A matéria sobre “inflação basal” usou pouco da entrevista. Assim resolvi publicá-la completa aqui no blog (é para isso
que serve, não?).
1 - Tem fundamento a
afirmação de que o Brasil tem uma inflação de base e que ela gira em torno de
5% e 6%?
Não. Isto é uma tentativa
de ressurreição de uma tese antiga, a “inflação estrutural”, lá dos anos 50 e
60, à época desmentida pela tese de doutorado do Pastore.
No caso atual, não é
necessário mais do que olhar a trajetória da inflação para observar que não
apenas ela alcançou valores inferiores aos 5-6% mencionados, como também o fez
com crescimento mais forte do que temos hoje. No período 2005-2009, uma vez
superados os efeitos da transição política, o desvio da inflação relativamente
à meta foi quase 0%. Mesmo se incorporarmos 2010 à amostra, já com o BC
enfraquecido (por exemplo, parando inexplicavelmente o processo de alta de
juros em setembro de 2010), a inflação
superou a meta em média 0,3% ao ano. Não por acaso, as expectativas de inflação
12 meses à frente entre o final de 2005 e o final de 2010 se mantiveram sempre
em torno de 4,5% (na verdade 4,4%), revelando que o BC tinha conseguido ancorar
as expectativas.
Obviamente, mesmo se o BC
consiga ancorar as expectativas, como a meta é alta e o governo nunca perdeu a
oportunidade de perder a oportunidade de reduzir a meta, a inflação não se
descolaria muito de 4,5%. Caso tivesse reduzido a meta para níveis similares
aos de outros países latino-americanos adeptos do regime de metas, poderíamos –
com um BC disposto – ter registrado inflação em torno de 3% ao ano.
2 - Se sim, a que se deve
essa resistência?
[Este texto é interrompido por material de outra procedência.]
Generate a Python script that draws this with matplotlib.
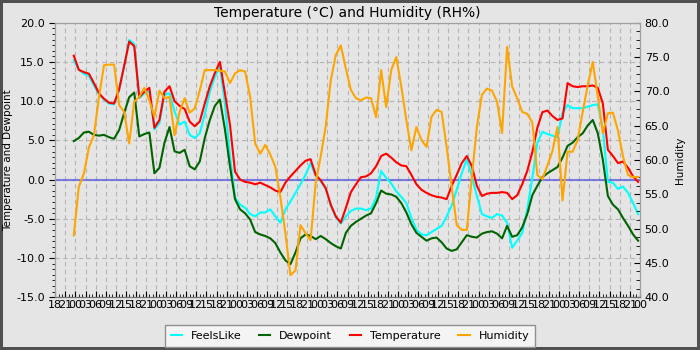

E como eliminá-la? Se não, por que, desde 2000, o Brasil só
teve inflação abaixo de 5% em três anos (2006, 2007 e 2009)?
Sim, mas a meta de
inflação foi superior a 5% de 1999 a 2005 (em 2001, 2002, 2003, 2004 e 2005 a meta oficial era inferior
a 5%, mas, na prática as metas ajustada eram superiores a este patamar). Desde
a adoção da meta de 4,5% (em 2006) o BC manteve a inflação em média próxima à
meta até perder a autonomia informal de que dispunha. No caso, a resistência da
inflação se deve, em primeiro lugar, à insistência de manter a meta em 4,5%,
mesmo quando expectativas rodavam abaixo disso. Mais recentemente se deve à
subordinação do BC aos objetivos políticos do governo. Basta ver que só pode
elevar a Selic agora depois de uma comissão (externa ao governo, diga-se)
convencer a presidente.
3 - Como avalia a afirmação
de que dois pontos a mais de inflação (além do centro da meta) não faz
diferença na vida do brasileiro, uma vez que os salários seguem em alta?
Acho de uma miopia atroz.
Embora seja verdade que os aumentos salariais tenham superado a inflação, à
medida que a inflação acelera – refletindo, entre outras coisas – o próprio
impacto do aumento dos salários sobre os preços, a manutenção dos salários
reais requer novas rodadas de elevações salariais. Expectativas de inflação
mais elevada são incorporadas aos salários e temos uma clássica espiral
salário-preços, na linha da observada, por exemplo, nos EUA e no Reino Unido
nos anos 70.
Este processo é instável
e, quando finalmente o Fed (e o Banco da Inglaterra) foram tratar o problema,
ambas economias tiveram que passar por uma recessão extraordinária.
Hoje o desvio é de 2
pontos percentuais. Se não for tratado agora, será mais bem mais alto em poucos
anos e o custo de reduzir a inflação será muito maior do que hoje, assim como
hoje já é bem maior do que seria se tivesse sido tratado em 2010-2011.
4 - Em junho, o CMN
definirá meta de inflação para 2015. Belluzzo, por exemplo, já defendeu elevar
a meta. Com a crise na Europa e EUA, economistas mundo afora têm defendido
flexibilidade no objetivo, diante de dificuldades em produzir crescimento.
Seria o caso de flexibilizar a meta aqui também?
No ranking das ideias cretinas elevar a meta fica numa posição
privilegiada. Faz sentido para países que enfrentam ameaça de deflação (ou
deflação propriamente dita). Já no Brasil, cujo problema é o oposto, caso se
eleve a meta, as expectativas também irão se elevar, ainda mais com o um BC
percebido como submisso. As demandas salariais e preços passam a refletir uma
inflação esperada mais alta e a inflação se acelera sem qualquer ganho de
produto. Não é por acaso que o Palmeiras foi parar na Segundona.